ICMR makes it mandatory for companies, organisations to disclose outcomes

November 22, 2017 10:26 pm | Updated 10:26 pm IST - NEW DELHI

Gretchen Cress a Registered Nurse draws a dose of H1N1 flu vaccine during the start of a clinical trial on the vaccine Monday, Aug. 31, 2009 at the University of Iowa Children's Hospital in Iowa City, Iowa. (AP Photo/Brian Ray, Pool)

Gretchen Cress a Registered Nurse draws a dose of H1N1 flu vaccine during the start of a clinical trial on the vaccine Monday, Aug. 31, 2009 at the University of Iowa Children's Hospital in Iowa City, Iowa. (AP Photo/Brian Ray, Pool)

From April, companies and organisations that have registered for clinical trials in India will have to disclose the outcomes of their tests within a year of completing them.

“We never get to know about negative trial results … globally less than 60% of clinical trial outcomes are disclosed,” said Soumya Swaminathan, Head, Indian Council of Medical Research.

Currently, all trials in India are registered on the Clinical Trials Registry — India (CTRI).

Of the trials registered with the CTRI (as on June 30, 2017), 3,318 are prospective and 5,604 are retrospective registrations — which means details of these trials were uploaded after the companies conducting them had begun recruiting patients.

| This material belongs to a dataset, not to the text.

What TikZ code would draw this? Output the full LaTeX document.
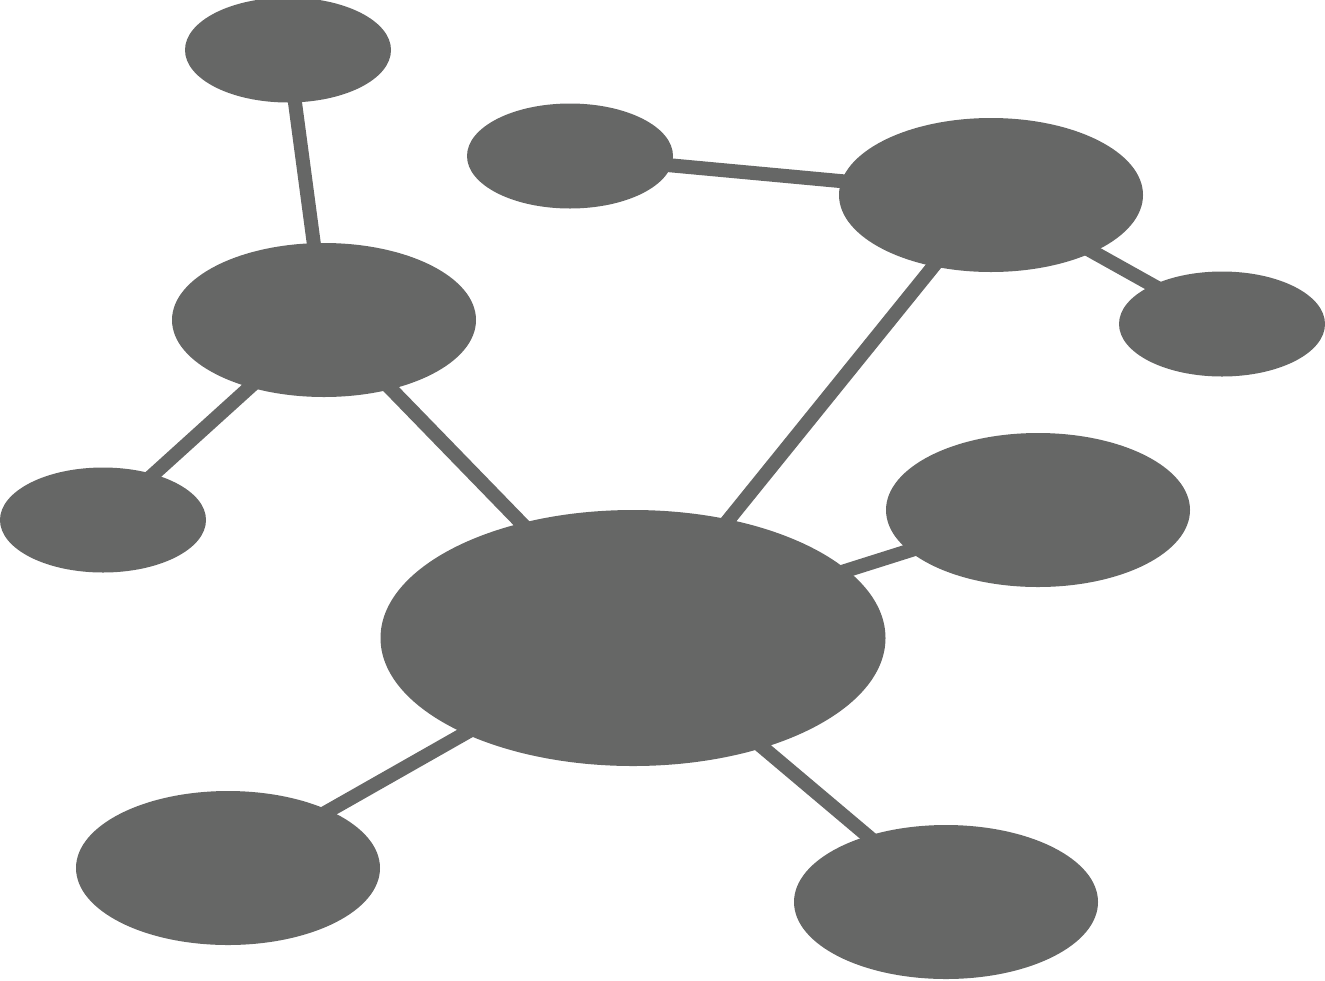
\documentclass[tikz,border=0pt]{standalone}
\usetikzlibrary{shapes.geometric,backgrounds}
\definecolor{nodegray}{HTML}{666766}
\tikzset{small/.style = {ellipse, fill=nodegray, inner sep=0pt, minimum width=2.06cm, minimum height=1.05cm},
         mid/.style = {ellipse, fill=nodegray, inner sep=0pt, minimum width=3.04cm, minimum height=1.54cm},
         big/.style = {ellipse, fill=nodegray, inner sep=0pt, minimum width=5.05cm, minimum height=2.56cm},
         link/.style = {draw=nodegray, line width=0.14cm}}
\begin{document}
\begin{tikzpicture}
    \useasboundingbox (0,0) rectangle (13.25,9.8);
    \node[big](hub)at(6.33,3.42){};
    \node[mid](left)at(3.24,6.60){};
    \node[small](lefttop)at(2.88,9.30){};
    \node[small](leftout)at(1.03,4.60){};
    \node[mid](right)at(9.91,7.85){};
    \node[small](righttop)at(5.70,8.24){};
    \node[small](rightout)at(12.22,6.56){};
    \node[mid](east)at(10.38,4.70){};
    \node[mid](sw)at(2.28,1.12){};
    \node[mid](se)at(9.46,0.78){};
    \begin{scope}[on background layer]
    \draw[link](lefttop.center)--(left.center);
    \draw[link](left.center)--(leftout.center);
    \draw[link](left.center)--(hub.center);
    \draw[link](righttop.center)--(right.center);
    \draw[link](right.center)--(rightout.center);
    \draw[link](right.center)--(hub.center);
    \draw[link](hub.center)--(east.center);
    \draw[link](hub.center)--(sw.center);
    \draw[link](hub.center)--(se.center);
    \end{scope}
\end{tikzpicture}
\end{document}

India has had a mixed record with clinical trials, with reports, earlier in the decade, of prospective drugs being tested on people who were not aware of what they had signed up for. In 2013, the Supreme Court of India forbade fresh applications for clinical trials following a public interest litigation petition due to reports that there had been a high number of deaths among those registered for trials.

Proper mechanism

The court asked the government to set in place a proper mechanism to regulate trials. This led to measures which required that compensation be paid to patients affected by trials and that there was audio-visual proof that participants had indeed consented to take part in a trial. However, these requirements were later eased and a streamlined system is in place which, according to clinical-trial companies, is much more conducive to organising trials.

“There have been instances in the past that threw up problems with trials but we can’t vilify the process itself,” Dr. Swaminathan added. Among the major trials expected is that of several prospective tuberculosis vaccines that will begin to be tested in 20,000 patients and involve a recombinant vaccine as well as a killed mycobacterium.

Dr. Swaminathan, who is set to take over as deputy director-general at the World Health Organisation later this year, said the ICMR would also commission a study to look at the root cause of deaths in children in Gorakhpur and surrounding regions.